Ultimately, he knew better than I did.”

  Elton found a host of melodies coming to him unbidden as he sat at the studio’s grand. “Because I hadn’t written for so long, I sort of got ‘writer’s diarrhea’ as I call it, and suddenly I began to write melodies first—after all these years of lyrics coming first and then melodies.”

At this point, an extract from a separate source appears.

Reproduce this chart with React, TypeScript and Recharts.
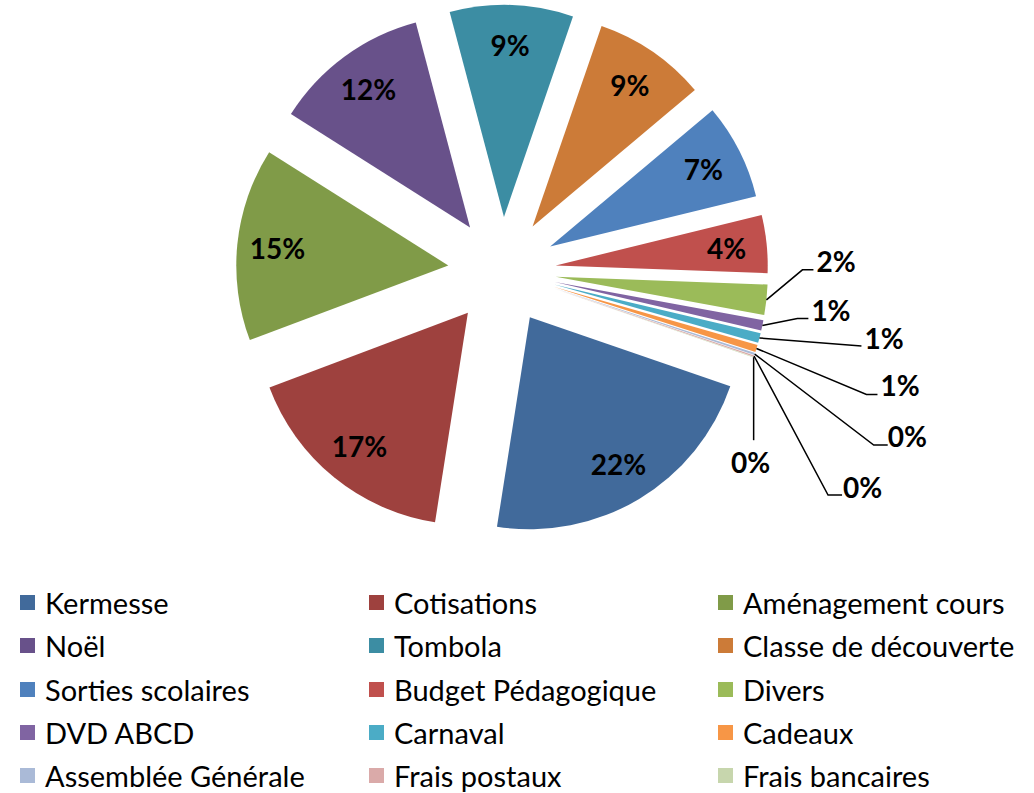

  “Those sessions were just tremendous fun, there was nothing difficult about it, nothing strange,” Steve Holley said. “At the end of the session for ‘Ego’, Elton said, ‘Do you have any plans for the next five to ten days?’ And I said, ‘No. Why?’ And he goes, ‘Well, I don’t have anything else written, but I’ll start working on some stuff now, and if you can come back for a few days, we’ll see what we can do.’ I just remember him going home and coming back the next day and he had three more songs, four more songs, six, eight, ten, twelve more songs. I don’t think we recorded anywhere near as many songs as he wrote during that time period. And I was astounded by the wealth of material. For me, it was the turning point. There was something about him and his musicianship, I was just completely blown away by it.”

  Clive Franks was also blown away. “Between takes Elton was tinkling away [on the piano],” he said. “By the time ‘Ego’ was finished, there were six more songs ready to go.”

  Elton called Gary Osborne into Mill Studio and had him craft lyrics around his new melodies. “[Osborne] fills a creative need right now,” the pianist said. “Sometimes I’d have one line in a song that I wanted to keep, and he would say, ‘That’s alright, I’ll try and work around it,’ and he did that admirably, which helped me a lot, and I’m very grateful for that.”